Reproduce precisely the lines between the start of the data below and the line with "from bokeh.resources import INLINE", both included.

********

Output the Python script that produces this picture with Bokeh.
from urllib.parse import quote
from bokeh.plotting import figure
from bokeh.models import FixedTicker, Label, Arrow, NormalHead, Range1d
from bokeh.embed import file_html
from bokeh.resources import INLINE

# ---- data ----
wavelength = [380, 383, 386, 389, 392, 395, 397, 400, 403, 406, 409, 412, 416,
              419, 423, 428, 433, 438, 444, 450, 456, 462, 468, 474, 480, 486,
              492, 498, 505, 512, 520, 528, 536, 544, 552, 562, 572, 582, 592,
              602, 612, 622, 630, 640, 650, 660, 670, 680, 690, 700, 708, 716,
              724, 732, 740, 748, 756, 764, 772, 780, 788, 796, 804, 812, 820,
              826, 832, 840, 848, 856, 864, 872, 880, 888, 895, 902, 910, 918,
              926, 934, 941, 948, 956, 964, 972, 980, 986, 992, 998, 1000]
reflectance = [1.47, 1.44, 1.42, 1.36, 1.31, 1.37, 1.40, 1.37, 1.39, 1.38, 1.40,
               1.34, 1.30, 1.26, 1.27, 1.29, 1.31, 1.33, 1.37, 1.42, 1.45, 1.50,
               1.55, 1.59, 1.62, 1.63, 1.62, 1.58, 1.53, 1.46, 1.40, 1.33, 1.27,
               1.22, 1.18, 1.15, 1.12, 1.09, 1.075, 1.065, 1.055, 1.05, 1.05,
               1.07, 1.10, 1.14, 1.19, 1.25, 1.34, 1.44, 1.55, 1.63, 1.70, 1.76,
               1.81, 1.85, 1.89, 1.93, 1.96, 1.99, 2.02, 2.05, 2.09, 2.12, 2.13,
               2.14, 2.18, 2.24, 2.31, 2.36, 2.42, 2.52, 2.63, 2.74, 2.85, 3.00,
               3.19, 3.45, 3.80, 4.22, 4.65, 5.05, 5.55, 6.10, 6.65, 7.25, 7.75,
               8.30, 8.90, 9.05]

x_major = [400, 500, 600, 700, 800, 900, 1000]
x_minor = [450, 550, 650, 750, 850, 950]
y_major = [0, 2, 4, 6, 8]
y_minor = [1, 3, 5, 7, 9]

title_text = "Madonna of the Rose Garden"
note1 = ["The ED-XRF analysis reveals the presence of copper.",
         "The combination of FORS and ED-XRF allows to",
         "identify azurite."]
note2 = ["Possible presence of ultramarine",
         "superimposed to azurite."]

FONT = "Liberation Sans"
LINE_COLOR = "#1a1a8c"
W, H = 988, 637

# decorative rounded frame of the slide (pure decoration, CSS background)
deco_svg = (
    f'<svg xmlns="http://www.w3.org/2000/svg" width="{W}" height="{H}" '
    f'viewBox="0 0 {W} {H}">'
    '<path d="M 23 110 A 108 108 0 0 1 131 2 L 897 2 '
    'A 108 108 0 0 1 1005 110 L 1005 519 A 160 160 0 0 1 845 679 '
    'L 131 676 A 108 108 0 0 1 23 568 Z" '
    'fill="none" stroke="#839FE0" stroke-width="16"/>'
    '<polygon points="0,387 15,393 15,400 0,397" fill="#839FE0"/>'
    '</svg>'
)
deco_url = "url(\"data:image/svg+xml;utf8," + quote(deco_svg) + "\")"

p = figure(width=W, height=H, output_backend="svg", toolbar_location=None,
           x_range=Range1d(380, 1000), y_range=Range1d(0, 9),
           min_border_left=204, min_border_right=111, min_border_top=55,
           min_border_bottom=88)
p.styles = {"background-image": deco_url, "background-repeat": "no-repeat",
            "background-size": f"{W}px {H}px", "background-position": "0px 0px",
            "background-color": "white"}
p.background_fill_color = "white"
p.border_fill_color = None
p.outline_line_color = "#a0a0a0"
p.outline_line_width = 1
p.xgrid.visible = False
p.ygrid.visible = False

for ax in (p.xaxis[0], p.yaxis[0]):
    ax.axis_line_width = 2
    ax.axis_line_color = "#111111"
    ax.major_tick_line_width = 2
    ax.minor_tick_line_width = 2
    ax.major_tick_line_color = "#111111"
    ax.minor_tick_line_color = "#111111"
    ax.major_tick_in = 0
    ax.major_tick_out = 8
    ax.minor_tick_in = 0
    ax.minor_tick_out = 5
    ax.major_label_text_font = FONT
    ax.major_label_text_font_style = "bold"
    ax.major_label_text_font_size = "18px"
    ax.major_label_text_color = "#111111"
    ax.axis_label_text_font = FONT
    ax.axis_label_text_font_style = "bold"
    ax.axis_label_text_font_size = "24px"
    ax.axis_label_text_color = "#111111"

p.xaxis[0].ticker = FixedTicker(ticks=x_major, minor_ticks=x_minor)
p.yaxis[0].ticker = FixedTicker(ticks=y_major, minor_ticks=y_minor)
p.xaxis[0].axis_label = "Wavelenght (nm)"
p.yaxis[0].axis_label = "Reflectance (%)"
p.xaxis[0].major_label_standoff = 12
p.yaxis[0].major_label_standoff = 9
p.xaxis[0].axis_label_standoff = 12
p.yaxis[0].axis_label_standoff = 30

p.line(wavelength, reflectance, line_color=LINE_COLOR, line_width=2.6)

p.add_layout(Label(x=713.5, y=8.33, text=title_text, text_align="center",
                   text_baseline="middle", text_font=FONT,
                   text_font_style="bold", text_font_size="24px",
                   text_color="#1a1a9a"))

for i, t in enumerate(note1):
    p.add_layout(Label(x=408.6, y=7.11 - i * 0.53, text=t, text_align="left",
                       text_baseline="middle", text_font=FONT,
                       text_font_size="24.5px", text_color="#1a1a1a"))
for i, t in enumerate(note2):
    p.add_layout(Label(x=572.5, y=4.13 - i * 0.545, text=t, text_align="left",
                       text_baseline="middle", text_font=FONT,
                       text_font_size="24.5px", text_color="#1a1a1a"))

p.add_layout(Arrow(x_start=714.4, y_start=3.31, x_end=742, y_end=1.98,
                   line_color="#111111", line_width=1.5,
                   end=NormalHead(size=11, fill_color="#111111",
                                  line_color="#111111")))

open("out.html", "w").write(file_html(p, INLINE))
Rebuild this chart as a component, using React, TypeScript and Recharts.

********

__Response__
Output the Python script that produces this picture with Bokeh.
from urllib.parse import quote
from bokeh.plotting import figure
from bokeh.models import FixedTicker, Label, Arrow, NormalHead, Range1d
from bokeh.embed import file_html
from bokeh.resources import INLINE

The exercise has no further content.